How can I best help my brother?

I’ll try to make the back story as concise as possible. My 49 year-old brother has very recently been diagnosed with Major Depression and Paranoid Compulsive Personality Traits.

He is married and has two children (11 and 13). His business (which he inherited from my father) is failing badly and its the only work he’s known, but he doesn’t want to let go because he doesn’t think he can anything else. We had a ten-year estrangement so I have not had a bird’s eye view of his problems/behaviours, but I have known he tended to be overly suspicious (mostly of his wife) and could be difficult to reason with. I have only recently learned that he had a ‘break down’ and was diagnosed with OCD in 1998.

His wife is a wonderful woman. As his behaviours have been difficult to bear, but to all the world they seemed a happy enough and solid couple. Apparently not. She has spent years trying to follow his ‘rules’ and didn’t invite friends into the house, didn’t spend time emailing, basically trying to prove to him over and over again that he is worthy, lovable, intelligent, and so on. She had also tried several times to help him get help: told a doctor he was very ill, took him to the appointment, waited for him, only to have him tell the doctor that he was fine.

So on Valentine’s he asked his wife why she seemed distant. She told him she’d been unhappy for some time and was thinking perhaps they should separate. That sent him into a total tailspin and he walked 27 miles in the middle of the night to my home. He was mess when he arrived.

I drove him home that evening and checked on him every day - things seemed to get better. A week later (on the eve of his and his son’s birthday) he walked 15 miles to the hospital to see if they would give him something to feel better and they admitted him to the psychiatric department. He was there for five days during which time I was his only visitor. I got his clothes and toiletries, picked up whatever he needed and spoke with his doctor.

He was given two medications: one antidepressant (the dosage is to increase by double this evening) and the other an anti-psychotic, that apparently can take up to six weeks to become effective. His next psychiatric appointment isn’t until March 31st and he has an assessment to join a cognitive therapy group on March 23rd. That seems a very long time from now given the circumstances.

Since his release I have taken him to my home (where frankly, he is driving us crazy, although we realize he can’t help it - but he is clearly unbalanced and repeats paranoid thoughts, or poorly thought out ideas over and over). I drop him off at his home in the morning on my way to work as he has to take care of what little business there is left with his company and ostensibly prepare their home for sale (they can’t afford the big house and would be moving together or apart).

I pick him back up in the evening and so on. He is not responding to the medication in a way that makes me feel comfortable that he won’t be in another crisis - and I don’t want to put his wife back under that pressure as she figures out how to move forward in her own life.

I suppose what I am asking the Dopers for is a sense of to what extent they would feel responsible for their sick sibling and what sort of concessions they would make to care for them. I have two other sisters but one lives across the country and the other one, apart from ‘supportive phone calls’ is too self-centred to pitch in.

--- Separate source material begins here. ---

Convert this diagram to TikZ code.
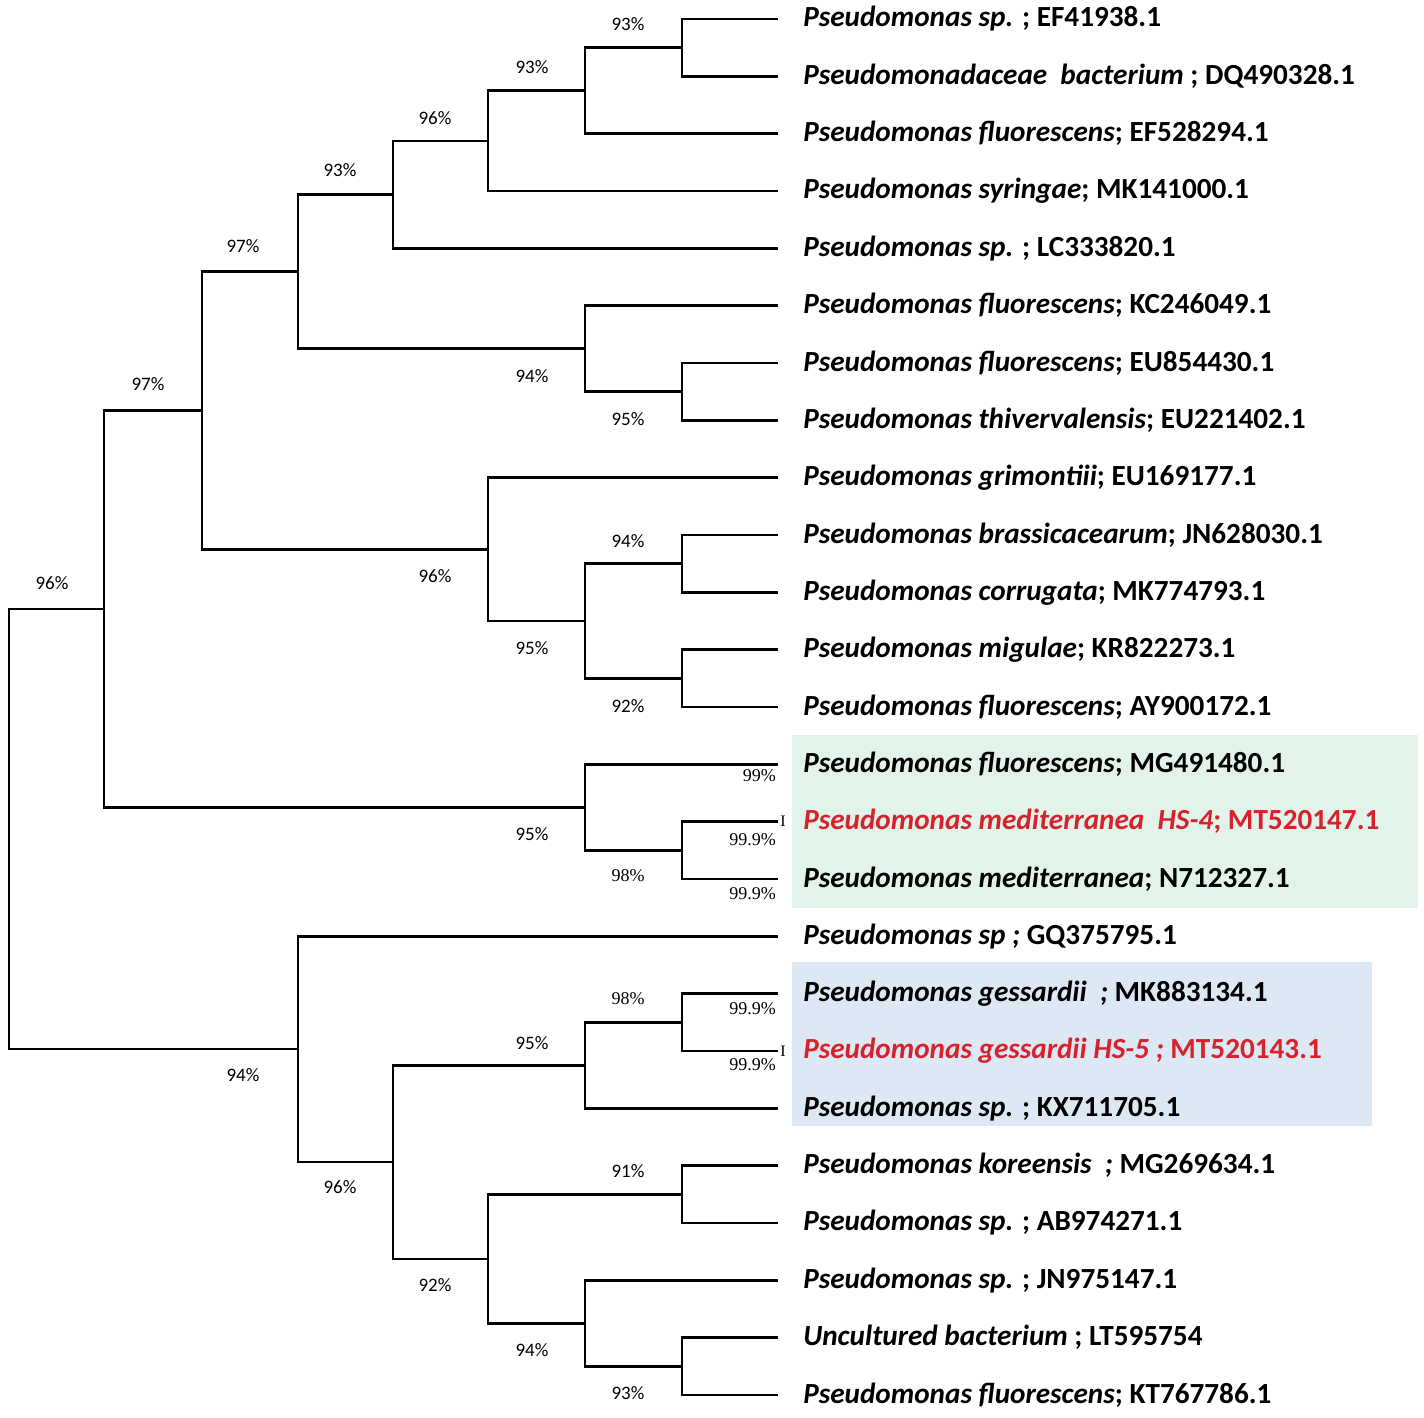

My husband is fabulous and knows that we need to help right now - but I think caring for him too completely (including living long term with us) would be neither helpful to my brother or fair to my husband.

I’m a bit lost about knowing how to help going forward, knowing that without my constant input he’ll get nothing accomplished - what would you do in these circumstances?

thanks - heckity

Wow. That’s a tough situation to be in for all of you. Is there any chance the wife can hang around for a couple of months until he stabilizes? I know it’s hard for you but you’re definitely doing the right thing, and it shouldn’t be for too long. As your brother’s doctor pointed out, the medication can take a while to kick in, so this is really the time when he needs your support most. It’s extremely trying and frustrating, but at least you have some sort of overview. For your brother it probably feels like nothing will ever change. But once he responds to the medication he’ll be able to think more clearly, although the work and relationship problems will still be there. Hang in there, and definitely look for other message boards where you can vent because what you’re doing is emotionally draining and sometimes it helps to scream.

I know you’re trying to give his wife some breathing room too, which is nice. But maybe you could trade off with her. She obviously cares for him and wants to see him get better. You could maybe trade off every three days or something. That way he gets intensive care and you each get a break, every 3 days, to get back to the other things that need attending. Just a suggestion.

Perhaps you need to call his doctor and discuss some other meds, pointing out the delay until he gets into therapy, and the difficulties he’s facing in the mean time.